A la mañana le hice al ensayo unos cambios que recién terminé de retocar mínimamente. Desde el tercer párrafo, lo que publiqué ayer a la tarde decía esto:
Luego, más que una adivinanza, frente al frasco con gomitas hacemos una estimación. O en todo caso: si la hacemos, no nos da lo mismo dar una respuesta u otra, como ocurre en una adivinanza; habrá una infinitud de respuestas descartadas a cada lado del rango de candidatas (en uno de los sentidos, la infinitud descartada incluirá cifras negativas: no hay 2 gomitas, no hay 1 gomita, no hay 0, no hay –1, no hay –2, etc.).
Imaginemos ahora que nos piden predecir cuántas gomitas pondrá X en el frasco o adivinar cuántas puso en un frasco que se nos oculta detrás de un biombo. La “sabiduría de la multitud” vuelve a ser tan boba como ante magnitudes inasimilables. De nuevo, el máximo de libertad de acción coincide con la mera contingencia. Con la particularidad de que acá hay necesidad de ser eficientes, de arrimarse a un acierto. Y nuestro acierto tendrá una aleatoriedad proporcional a nuestra impreferencia por dar una respuesta u otra. De ahí que el promedio de las respuestas de un grupo tenga un poder descriptivo (estimativo, no adivinatorio) y no uno predictivo.
Resumo. Cuantas menos (buenas) razones tengamos para jugarnos por una respuesta, menos se parecerá el promedio a la correcta.

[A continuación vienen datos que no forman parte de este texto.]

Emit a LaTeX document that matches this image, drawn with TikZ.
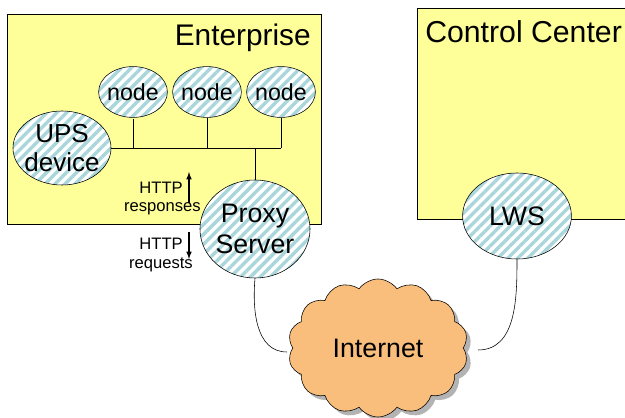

Ésa es la razón del fracaso de un promedio de predicciones o uno de estimaciones engañadas o a ciegas.
Ahora dice esto:
Luego, más que una adivinanza, frente al frasco con gomitas hacemos una estimación. O en todo caso: si la hacemos, no nos da lo mismo elegir una respuesta u otra, como debería darnos al adivinar (los favoritismos cabalísticos o afines no cuentan); habrá una infinitud de respuestas descartadas a cada lado del rango de candidatas (en uno de los sentidos, la infinitud descartada incluirá cifras negativas: no hay 2 gomitas, no hay 1 gomita, no hay 0, no hay –1, no hay –2, etc.). En cambio, si juego a adivinar no tengo por qué descartar nada de antemano.

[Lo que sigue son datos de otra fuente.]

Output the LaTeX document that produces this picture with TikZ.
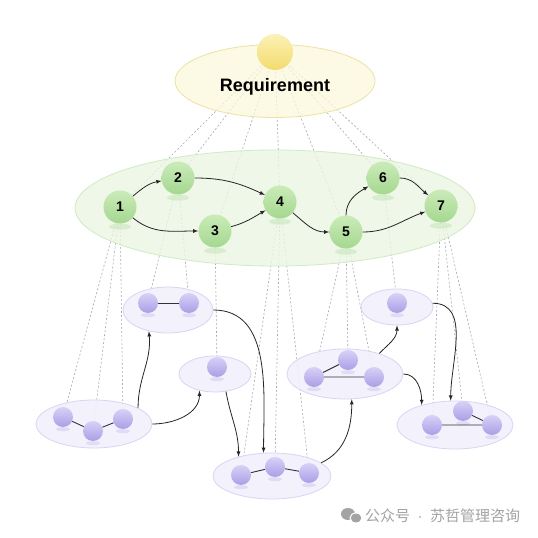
\documentclass[tikz,border=0pt]{standalone}
\usepackage{fontspec}
\setmainfont{Liberation Sans}
\newfontfamily\cjkfont{Noto Sans CJK SC}
\usetikzlibrary{arrows,shapes.geometric}

\definecolor{reqfill}{HTML}{FBF7DC}
\definecolor{reqline}{HTML}{EDE2A2}
\definecolor{suntop}{HTML}{FCF1B6}
\definecolor{sunbot}{HTML}{F4DB6E}
\definecolor{planefill}{HTML}{EAF6E3}
\definecolor{planeline}{HTML}{D2EAC4}
\definecolor{greentop}{HTML}{CBEBB9}
\definecolor{greenbot}{HTML}{A4D890}
\definecolor{groupfill}{HTML}{F2F0FB}
\definecolor{groupline}{HTML}{DAD4F4}
\definecolor{purpletop}{HTML}{D8D1F7}
\definecolor{purplebot}{HTML}{AB9EE6}
\definecolor{guidegray}{HTML}{A8A8B2}
\definecolor{markgray}{HTML}{A3A3A3}

\pgfdeclarelayer{background}
\pgfsetlayers{background,main}

\tikzset{
  plane/.style={ellipse, inner sep=0pt, line width=0.8pt},
  task/.style={circle, minimum size=33pt, inner sep=0pt, top color=greentop, bottom color=greenbot, font=\bfseries\fontsize{14}{14}\selectfont},
  sub/.style={circle, minimum size=20pt, inner sep=0pt, top color=purpletop, bottom color=purplebot},
  group/.style={ellipse, inner sep=0pt, fill=groupfill, fill opacity=0.9, draw=groupline, line width=0.8pt},
  guide/.style={draw=guidegray, line width=0.6pt, dash pattern=on 2pt off 2pt},
  flow/.style={draw=black!85, line width=0.8pt, -latex},
  link/.style={draw=black!80, line width=0.9pt},
}

\begin{document}
\begin{tikzpicture}[x=1pt, y=1pt]

\begin{pgfonlayer}{background}
\fill[white] (0,0) rectangle (538,538);
\end{pgfonlayer}
\useasboundingbox (0,0) rectangle (538,538);

% requirement
\node[plane, minimum width=200pt, minimum height=73pt, fill=reqfill, fill opacity=0.75, draw=reqline] (req) at (275,457) {};
\node[circle, minimum size=36pt, inner sep=0pt, top color=suntop, bottom color=sunbot] (sun) at (275,486) {};
\node[font=\bfseries\fontsize{18}{18}\selectfont] (reqtext) at (275,451) {Requirement};

% task plane
\node[plane, minimum width=400pt, minimum height=116pt, fill=planefill, fill opacity=0.8, draw=planeline] (plane) at (275,330) {};

\node[task] (n1) at (120,331) {1};
\node[task] (n2) at (178,360) {2};
\node[task] (n3) at (215,307) {3};
\node[task] (n4) at (280,336) {4};
\node[task] (n5) at (346,306) {5};
\node[task] (n6) at (383,360) {6};
\node[task] (n7) at (441,332) {7};

\foreach \i in {1,...,7}
  \fill[greenbot, opacity=0.3] ([yshift=-3pt]n\i.south) ellipse (11pt and 3pt);

\draw[flow] (n1) to[out=40,in=190] (n2);
\draw[flow] (n1) to[out=-40,in=180] (n3);
\draw[flow] (n2) to[out=0,in=155] (n4);
\draw[flow] (n3) to[out=15,in=210] (n4);
\draw[flow] (n4) to[out=-40,in=180] (n5);
\draw[flow] (n5) to[out=90,in=210] (n6);
\draw[flow] (n5) to[out=0,in=200] (n7);
\draw[flow] (n6) to[out=0,in=140] (n7);

% sub groups
\node[group, minimum width=116pt, minimum height=48pt] (ga) at (94,114) {};
\node[group, minimum width=90pt, minimum height=46pt] (gb) at (168,228) {};
\node[group, minimum width=72pt, minimum height=36pt] (gc) at (215,164) {};
\node[group, minimum width=118pt, minimum height=46pt] (gd) at (272,62) {};
\node[group, minimum width=116pt, minimum height=50pt] (ge) at (345,164) {};
\node[group, minimum width=72pt, minimum height=36pt] (gf) at (397,231) {};
\node[group, minimum width=116pt, minimum height=48pt] (gg) at (455,113) {};

\node[sub] (a1) at (63,121) {};
\node[sub] (a2) at (93,107) {};
\node[sub] (a3) at (123,119) {};
\node[sub] (b1) at (148,235) {};
\node[sub] (b2) at (189,235) {};
\node[sub] (c1) at (217,171) {};
\node[sub] (d1) at (241,63) {};
\node[sub] (d2) at (275,71) {};
\node[sub] (d3) at (309,65) {};
\node[sub] (e1) at (314,161) {};
\node[sub] (e2) at (348,178) {};
\node[sub] (e3) at (374,161) {};
\node[sub] (f1) at (397,235) {};
\node[sub] (g1) at (432,113) {};
\node[sub] (g2) at (463,127) {};
\node[sub] (g3) at (492,113) {};

\foreach \n in {a1,a2,a3,b1,b2,c1,d1,d2,d3,e1,e2,e3,f1,g1,g2,g3}
  \fill[purplebot, opacity=0.25] ([yshift=-2pt]\n.south) ellipse (7pt and 2pt);

\draw[link] (a1) -- (a2) -- (a3);
\draw[link] (b1) -- (b2);
\draw[link] (d1) -- (d2) -- (d3);
\draw[link] (e2) -- (e1) -- (e3);
\draw[link] (g1) -- (g3) -- (g2);

\draw[flow] (ga.20) to[out=90,in=-85] (gb.228);
\draw[flow] (ga.0) to[out=0,in=-90] (gc.227);
\draw[flow] (gb.0) to[out=0,in=90] (gd.110);
\draw[flow] (gc.-58) to[out=-80,in=90] (gd.150);
\draw[flow] (gd.15) to[out=25,in=-90] (ge.-75);
\draw[flow] (ge.31) to[out=45,in=-90] (gf.-90);
\draw[flow] (ge.0) to[out=0,in=90] (gg.149);
\draw[flow] (gf.6) to[out=0,in=90] (gg.100);

\begin{pgfonlayer}{background}
\foreach \i in {1,...,7}
  \draw[guide] (sun.center) -- (n\i.center);
\foreach \t/\s in {1/a1,1/a2,1/a3,2/b1,2/b2,3/c1,4/d1,4/d2,4/d3,5/e1,5/e2,5/e3,6/f1,7/g1,7/g2,7/g3}
  \draw[guide] (n\t.center) -- (\s.center);
\end{pgfonlayer}

% watermark
\fill[markgray] (348,24) ellipse (7pt and 6pt);
\fill[markgray, draw=white, line width=1pt] (356,20) ellipse (6pt and 5pt);
\node[anchor=west, inner sep=0pt, text=markgray, font=\fontsize{15}{15}\selectfont] (mark) at (365,22) {{\cjkfont 公众号}\enspace·\enspace{\cjkfont 苏哲管理咨询}};

\end{tikzpicture}
\end{document}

Imaginemos ahora que nos piden predecir cuántas gomitas pondrá X en el frasco o adivinar cuántas puso en un frasco que se nos oculta detrás de un biombo. En ambas situaciones, la “sabiduría de la multitud” vuelve a ser tan boba como ante magnitudes inasimilables. El promedio describe, no adivina ni predice. O también: una cosa es estimar lo que hay; otra, adivinar lo que hay pero no se ve o lo que va a haber. No hay razones que le disminuyan al que adivina la libertad de elegir una respuesta, como tampoco al que apuesta a cara o a ceca. De nuevo, el máximo de libertad de acción coincide con la mera contingencia.
Calcular nos hace preferible una respuesta (la del resultado); estimar, un rango de respuestas; adivinar, cualquier respuesta y ninguna, es decir: ahí ya no hay preferencia, como tampoco en el azar. Las tres operaciones pueden acertar, aunque con probabilidades descendentes y aleatoriedad ascendente.
Cuanto mejor sea nuestra estimación, más alta será nuestra probabilidad de acertar o aproximarnos mucho y, si sucede, la aleatoriedad del acierto (el acertar de pedo). Por arriba del estimar está el calcular y por debajo el adivinar. De ahí que el promedio de las respuestas de un grupo tenga un poder descriptivo (estimativo, no adivinatorio) y no uno predictivo.
Resumo. Cuantas menos (buenas) razones tengamos para jugarnos por una respuesta, menos se parecerá el promedio a la correcta. Ésa es la razón del fracaso de un promedio de predicciones o uno de estimaciones engañadas o a ciegas.